In this post we’ll examine how we to use pipeline conversion rates as early indicators of your business performance.
I call such indicators triangulation forecasts because they help the CEO and CFO get data points, in addition to the official VP of Sales forecast, that help triangulate where the company is going to land. Here are some additional triangulation forecasts you can use.
- Salesrep-level forecast (aggregate of every salesperson’s forecast)
- Manager-level forecast (aggregate of the every sales manager’s forecast)
- Stage-weighted expected value of the pipeline, which takes each opportunity and multiplies it by a stage- and ideally time-specific weight (e.g., week 6 stage 4 conversion rate)
- Forecast-category-weighted expected value of the pipeline, which does the same thing relying on forecast category rather than stage (e.g., week 7 upside category conversion rate)
With these triangulation forecasts you can, as the old Russian proverb goes, trust but verify what the VP of sales is telling you. (A good VP of sales uses them as part of making his/her forecast as well.)
Before looking at pipeline conversion rates, let me remind you that pipeline analysis is a castle built on a quicksand foundation if your pipeline is not built up from:
- A consistent, documented, enforced set of rules for how opportunities are entered into the pipeline including, e.g., stage definitions and valuation rules.

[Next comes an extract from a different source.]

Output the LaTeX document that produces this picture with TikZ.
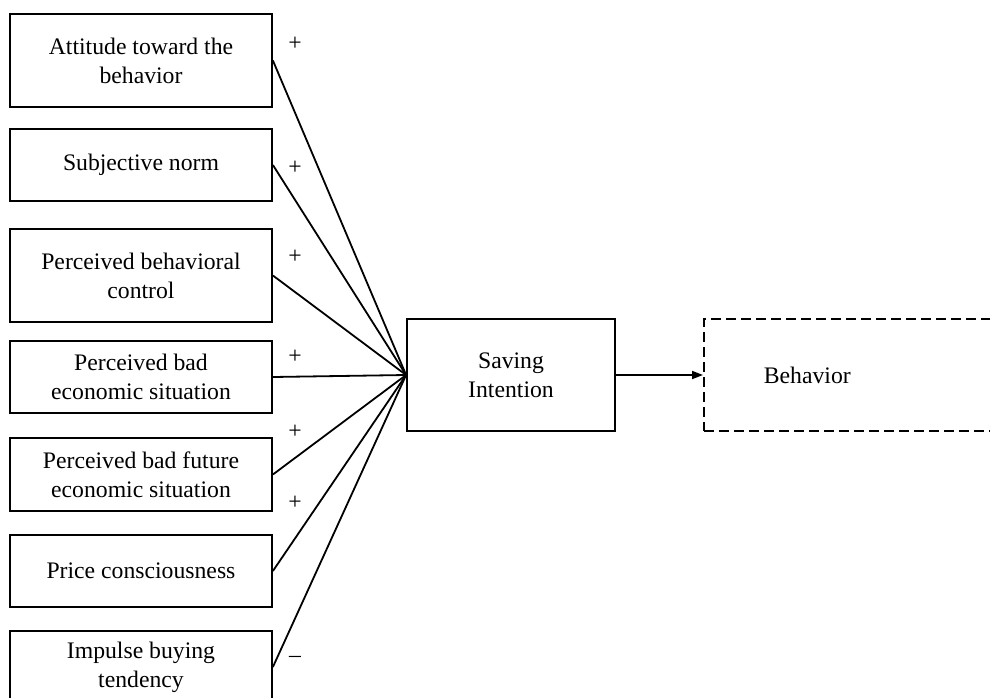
\documentclass[tikz,border=0pt]{standalone}
\usepackage{fontspec}
\setmainfont{Liberation Serif}
\usetikzlibrary{arrows.meta,positioning}

\tikzset{
  factor/.style={draw,line width=1.8pt,minimum width=262pt,align=center,inner sep=0pt},
  sign/.style={inner sep=0pt},
  dashbox/.style={draw,line width=1.8pt,dash pattern=on 10pt off 5pt}
}

\begin{document}
\begin{tikzpicture}[x=1pt,y=-1pt,font=\fontsize{23.7}{29}\selectfont]
\useasboundingbox (0,0) rectangle (990,698);
\foreach \txt/\yc/\hgt [count=\n] in
        {{Attitude toward the\\behavior}/60.5/93,
         {Subjective norm}/165/72,
         {Perceived behavioral\\control}/275.5/93,
         {Perceived bad\\economic situation}/377/72,
         {Perceived bad future\\economic situation}/474.5/73,
         {Price consciousness}/571/72,
         {Impulse buying\\tendency}/667/72}
    \node[factor,minimum height=\hgt pt] (F\n) at (141,\yc) {\txt};

\node[draw,line width=1.8pt,minimum width=208pt,minimum height=112pt,align=center] (SI) at (511,375) {Saving\\Intention};
\node[dashbox,anchor=west,minimum height=112pt,text width=200pt,inner xsep=60pt,align=left] (behav) at (703,375) {Behavior};

\foreach \n in {1,...,7}
    \draw[line width=1.8pt] (F\n.east) -- (SI.west);
\draw[line width=1.8pt,-{Triangle[length=11pt,width=8pt]}] (SI.east) -- (behav.west);

\foreach \s/\yc [count=\n] in {+/44,+/168,+/257,+/357,+/432,+/503,{--}/659}
    \node[sign] (S\n) at (295,\yc) {\s};
\end{tikzpicture}
\end{document}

- A consistent, documented, enforced process for how that pipeline is periodically scrubbed to ensure its cleanliness. [1]
Once you have such a pipeline, the first thing you should do is to analyze how much of it you convert each quarter.
This helps you not only determine your ideal pipeline coverage ratio (the inverse of the conversion rate, or about 4.0x in this case), but also helps you get a triangulation forecast on the current quarter. If we’re in 4Q17 and we had $25,000K in new ARR pipeline at week 3, then using our trailing seven quarter (T7Q) average conversion rate of 25%, we can forecast landing at $6,305K in new ARR.
Some folks use different conversion rates for forecasting — e.g., those in seasonal businesses with a lot of history might use the average of the last three year’s fourth-quarter conversion rate. A company that brought in a new sales VP five quarters ago might use an average conversion rate, but only from the five quarters in her era.
This technique isn’t restricted to this quarter’s pipeline. One great way to get sales focus on cleaning next quarter’s pipeline is to do the same analysis on next-quarter pipeline conversion as well.
This analysis suggests we’re teed up to do $6,818K in 1Q18, useful to know as an early indicator at week 3 of 4Q17 (i.e., mid/late October).
At most companies the $6,305K prediction for 4Q17 new ARR will be pretty accurate. However, a strange thing happens at some companies: while you end up closing around $6,300K in new ARR, a fairly large chunk of the closed deals can’t be found in the week 3 pipeline. While some sales managers view this as normal, better ones view this as a sign of potentially large problem. To understand the extent to which this is happening, you need perform this analysis:
In this example, you can see a pretty disturbing fact — while the company “converted” the week 3 ARR pipeline at the average rate, more than half of the opportunities that closed during the quarter (30 out of 56) were not present in the week 3 pipeline [2]. Of those, 5 were created after week 3 and closed during the quarter, which is presumably good. However, 25 were pulled in from next quarter, or the quarter after that, which suggests that close dates are being sandbagged in the system.
Notes
[1] I am not a big believer in the some sales managers “always be scrubbing” philosophy for two reasons: “always scrubbing” all too often translates to “never scrubbing” and “always scrubbing” can also translate to “randomly scrubbing” which makes it very hard to do analytics. I believe sales should formally scrub the pipeline prior to weeks 3, 6, and 9. This gives them enough time to clean up after the end of a quarter and provides three solid anchor points on which we can do analytics.
[2] Technically the first category, “closed already by week 3” won’t appear in the week 3 pipeline so there is an argument, particularly in companies where week 1-2 sales are highly volatile, to do the analysis on a to-go basis.
Hi Dave. Thanks for your post. I read 2-3 articles that you wrote and got a very basic question to bother you. Hope you don’t mind. What is the difference between Day 1 Pipeline and Week 3 Pipeline? Could you talk a bit more on the definitions and the comparison? Thanks! -Jeremy
Day 1 is first day of the quarter. Week 3 is the first day of week 3. Week 3 pipeline is usually cleaner than day 1 because sales mgmt has had some time to clean things, so I shoot for week 3 as a basis for analytics.